- [REQUIREMENTS] Transcribe every line from the top down to the line with "import plotly.graph_objects as go", both ends included, but not the pictures.
────────────────
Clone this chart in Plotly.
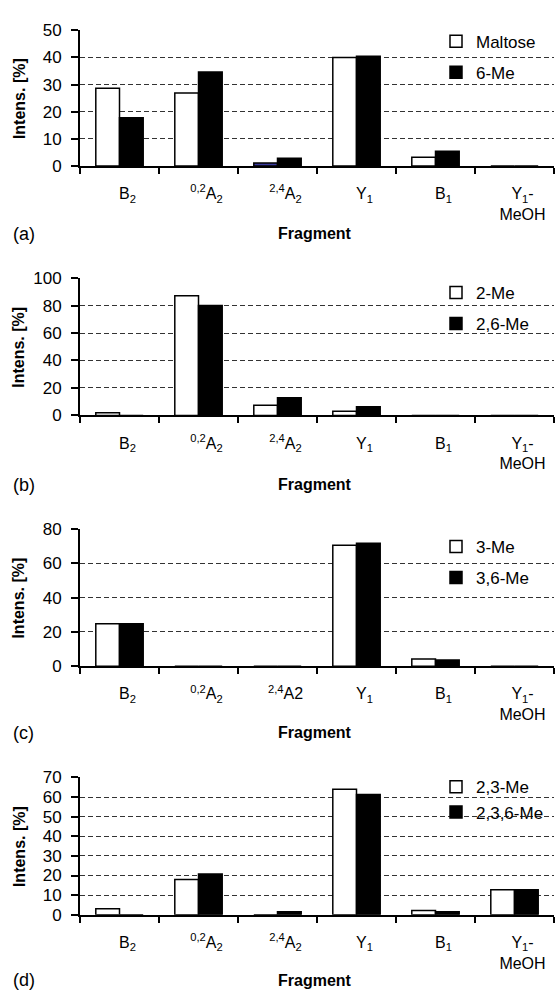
import plotly.graph_objects as go

# ---------------- data ----------------
fragments = ["B<sub>2</sub>", "<sup>0,2</sup>A<sub>2</sub>", "<sup>2,4</sup>A<sub>2</sub>",
             "Y<sub>1</sub>", "B<sub>1</sub>", "Y<sub>1</sub>-<br>MeOH"]
fragments_c = ["B<sub>2</sub>", "<sup>0,2</sup>A<sub>2</sub>", "<sup>2,4</sup>A2",
               "Y<sub>1</sub>", "B<sub>1</sub>", "Y<sub>1</sub>-<br>MeOH"]

maltose = [28.6, 26.9, 1.1, 40.0, 3.2, 0]
me6 = [17.8, 34.6, 2.8, 40.4, 5.4, 0]

me2 = [1.9, 87.1, 7.4, 3.1, 0, 0]
me26 = [0, 80.0, 12.9, 6.4, 0, 0]

me3 = [24.8, 0, 0, 70.5, 4.2, 0]
me36 = [24.8, 0, 0, 71.6, 3.6, 0]

me23 = [3.0, 18.0, 0, 64.0, 2.2, 12.7]
me236 = [0, 20.8, 1.5, 61.3, 1.5, 12.7]

panel_labels = ["(a)", "(b)", "(c)", "(d)"]
series_names = [("Maltose", "6-Me"), ("2-Me", "2,6-Me"), ("3-Me", "3,6-Me"), ("2,3-Me", "2,3,6-Me")]
y_max = [50, 100, 80, 70]
y_step = [10, 20, 20, 10]

# ---------------- layout helpers ----------------
W, H = 555, 999
ML, MR = 80, 1
PW = W - ML - MR

def px_x(p):
    return (p - ML) / PW

def px_y(p):
    return 1 - p / H

# pixel positions (top, bottom) of each plot area
panel_px = [(21.7, 160), (274.3, 414.3), (530, 670), (783.3, 923.3)]
title_px = [229, 485, 738, 990]
legend_px = [15, 271, 530, 775]
legend_gap = [6, 6, 6, 0]

FONT = "Liberation Sans, Arial, sans-serif"

fig = go.Figure()

cats = [fragments, fragments, fragments_c, fragments]
whites = [maltose, me2, me3, me23]
blacks = [me6, me26, me36, me236]

for i in range(4):
    xa = "x" if i == 0 else f"x{i+1}"
    ya = "y" if i == 0 else f"y{i+1}"
    lg = "legend" if i == 0 else f"legend{i+1}"
    wcolors = ["white"] * len(whites[i])
    if i == 0:
        wcolors[2] = "#3a3a9c"
    fig.add_trace(go.Bar(
        x=cats[i], y=whites[i], name=series_names[i][0],
        marker=dict(color=wcolors, line=dict(color="black", width=1.5)),
        xaxis=xa, yaxis=ya, legend=lg, legendgroup=f"g{i}a",
        hoverinfo="skip",
    ))
    fig.add_trace(go.Bar(
        x=cats[i], y=blacks[i], name=series_names[i][1],
        marker=dict(color="black", line=dict(color="black", width=1.5)),
        xaxis=xa, yaxis=ya, legend=lg, legendgroup=f"g{i}b",
        hoverinfo="skip",
    ))

layout = dict(
    width=W, height=H,
    margin=dict(l=ML, r=MR, t=0, b=0),
    paper_bgcolor="white", plot_bgcolor="white",
    barmode="group", bargap=0.4, bargroupgap=0,
    font=dict(family=FONT, size=16, color="black"),
    showlegend=True,
)

annotations = []
for i in range(4):
    sfx = "" if i == 0 else str(i + 1)
    top, bot = panel_px[i]
    layout[f"xaxis{sfx}"] = dict(
        domain=[0, 1], anchor=f"y{sfx}", type="category",
        range=[-0.5, 5.5], tickson="boundaries", ticks="outside",
        ticklen=6, tickwidth=1.5, tickcolor="black",
        showline=True, linecolor="black", linewidth=2,
        showgrid=False, tickfont=dict(family=FONT, size=16),
        ticklabelstandoff=12, ticklabelshift=8, fixedrange=True,
    )
    layout[f"yaxis{sfx}"] = dict(
        domain=[px_y(bot), px_y(top)], anchor=f"x{sfx}",
        range=[0, y_max[i]], dtick=y_step[i], tick0=0,
        ticks="outside", ticklen=7, tickwidth=1.5, tickcolor="black",
        showline=True, linecolor="black", linewidth=2,
        showgrid=True, gridcolor="#333333", griddash="5px,3px", gridwidth=1,
        zeroline=False, tickfont=dict(family=FONT, size=17),
        ticklabelstandoff=6, fixedrange=True,
    )
    lname = "legend" if i == 0 else f"legend{i+1}"
    layout[lname] = dict(
        x=px_x(436), y=px_y(legend_px[i]), xanchor="left", yanchor="top",
        xref="paper", yref="paper",
        bgcolor="rgba(0,0,0,0)", borderwidth=0,
        font=dict(family=FONT, size=17), tracegroupgap=legend_gap[i],
        traceorder="grouped", itemwidth=30,
    )
    # panel letter
    annotations.append(dict(
        text=panel_labels[i], x=px_x(11), y=px_y(title_px[i]),
        xref="paper", yref="paper", xanchor="left", yanchor="middle",
        showarrow=False, font=dict(family=FONT, size=18),
    ))
    # x title
    annotations.append(dict(
        text="<b>Fragment</b>", x=px_x(315), y=px_y(title_px[i]),
        xref="paper", yref="paper", xanchor="center", yanchor="middle",
        showarrow=False, font=dict(family=FONT, size=16),
    ))
    # y title
    annotations.append(dict(
        text="<b>Intens. [%]</b>", x=px_x(19), y=px_y((top + bot) / 2),
        xref="paper", yref="paper", xanchor="center", yanchor="middle",
        textangle=-90, showarrow=False, font=dict(family=FONT, size=16),
    ))

layout["annotations"] = annotations
fig.update_layout(**layout)

fig.write_html("out.html")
────────────────
- [RESPONSE TO THE TASK]
Clone this chart in Plotly.
import plotly.graph_objects as go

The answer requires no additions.